We are able to look directly at the sun near sunset and sunrise, which clearly demonstrates the fact that our atmosphere attenuates visible light. Let's imagine it follows the typical attenuation profile.
$$ I = I_0 \, e^{-(\mu/\rho)\rho \ell} $$
Where $(\mu/\rho)$ is the mass-attenuation coefficient in units of $(m^2/kg)$, and $\rho l$ is the mass-thickness (or the area-density, I think it has a few names) in units of $(kg/m^2)$.
The effect of the "soft" sunlight is then predicted as a result of the fact that the mass-thickness of the atmosphere between our eyes and the sun diverges fairly fast as the angle to the sun falls to zero degrees above the horizon.
Let's say that a person is standing on (perfectly spherical) Earth, with their eyes at a known elevation, looking at the sun which lies at a known angle above the horizon. What is the expression for the mass-thickness of air in that line of sight?
The reason I find this non-trivial is that I can't figure out if the density profile of the atmosphere should matter or not. You could reduce it to simple geometry and get an answer, but is there a coherent argument for that being correct? With a clear expression, I'm actually kind of curious if you could measure the mass-attenuation coefficient with just a digital picture. The sun's intensity starts out constant over the circle, and you know the angle between the top and bottom of the sun exactly. So if you could extract intensity data over the vertical diameter maybe you could then do a least-squares function fit to extract out that attenuation coefficient, and even do it for each of the 3 colors.
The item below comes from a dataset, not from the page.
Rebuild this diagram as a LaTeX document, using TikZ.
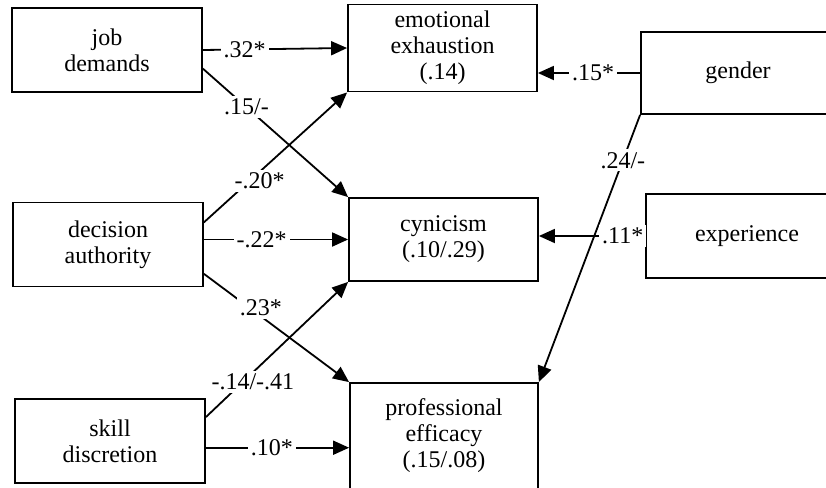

I don't plan on doing that, but it would be a cool science project.
Best Answer
First of all, atmospheric attenuation in the visible region is primarily due to scattering, not molecular absorption as in the infrared and microwave regions. This is perhaps not that important to your question, but a good thing to keep in mind. The ligth doesn't disappear, it only changes direction.
If you have the density profile of the atmosphere, let's denote it $\rho(h)$, where $h$ is the height above sea level, you can calulate what you call mass-thickness, (I will call it slant mass column and denote it $C$), using this integral:
$$ C=\int^{\infty}_{0}\frac{\rho(h)dh}{\sqrt{1-\left(\frac{\cos{\theta_0}}{1+h/R}\right)^2}} $$
or this one:
$$ C=\int^{\pi/2}_{\theta_0}\rho\left(R\left(\frac{\cos{\theta_0}}{\cos{\theta}}-1\right)\right)\frac{R\cos{\theta_0}}{\cos^2{\theta}}d\theta $$
where $\theta_0$ is the elevation angle of the sun and $R$ is the earth radius. These formulas are for an obeserver located at sea level.
This assumes that the light travels straight through the atmosphere. This assumption works reasonably well for high elevation angles, but for lower angles (think sunsets) you have to take atmospheric refraction into account and perhaps also some additional scattering effects.
Your digital camera experiment might work in theory but it will perhaps not be as easy as you would like. First of all you need to account for refraction when calculating the slant mass column as I explained above. Refraction is wavelength-dependent so you will have to do it for each color. Secondly, only Rayleigh scattering will be proportinal to $C$. You will also have Mie scattering due to aerosols. This will depend on the aerosol loadings in the atmosphere which will be variable. Mie scattering will also be more important for low elevation angles since a larger part of the path through the atmosphere will be in the lower parts, which have higher aerosol loadings.